Search code examples
c#performancegethashcodevisitor-pattern

Is it a bad idea creating an object in a GetHashCode function?


I have a base class MyBase and about a dozen of derived classes. I rely on the visitor pattern heavily in my code. So the base class is an abstract host for a visitor, each of the derived classes is a concrete host. I am using a standalone comparer that implements the IEqualityComparer<MyBase> interface. There are 2 methods in this interface: Boolean Equals(MyBase a, MyBase b) and Int32 GetHashCode(MyBase obj). In each of these methods I use a visitor in order to resolve an instance of MyBase to the instance of one of the derived types. This is how I avoid dealing with casting. So the visitor is an object that needs to be created on each call to Equals and GetHashCode. I've read a lot about keeping GetHashCode as cheap as possible, so the question would be:

Is creating an object (a visitor) in the GetHashCode and Equals method a bad idea considering the performance?


Solution

  • Implementations of GetHashCode() should be written in such a fashion that every call after the first will be fast.

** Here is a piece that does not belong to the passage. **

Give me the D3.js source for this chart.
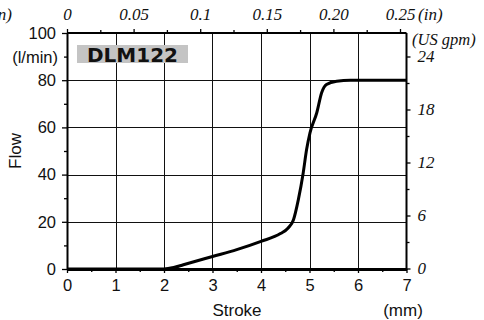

If computation of an object's hash value would require the construction of a new object, that's a pretty good sign that the object should probably cache the hash value after it's been computed once, so future requests for the hash code can be answered quickly. Note that it probably isn't worthwhile to use a flag to indicate whether the hashcode has been computed; instead, decide that zero won't be a valid hash code value, and have a HashCode field which is initialized to zero but gets overwritten with the hash code once it has been computed. If the computation method for the hash code would yield zero, substitute some other arbitrary value instead. Both zero and the other value should only occur about 1/4,000,000,000 of the time, so doubling the probability of that other value to 1/2,000,000,000 should be no big deal.

    If you are caching hash codes, then it shouldn't matter too much if their computation is somewhat expensive, since it will only be done once. Even if a hash code is cached, one should still try to make it reasonably fast, but not worry too much about it.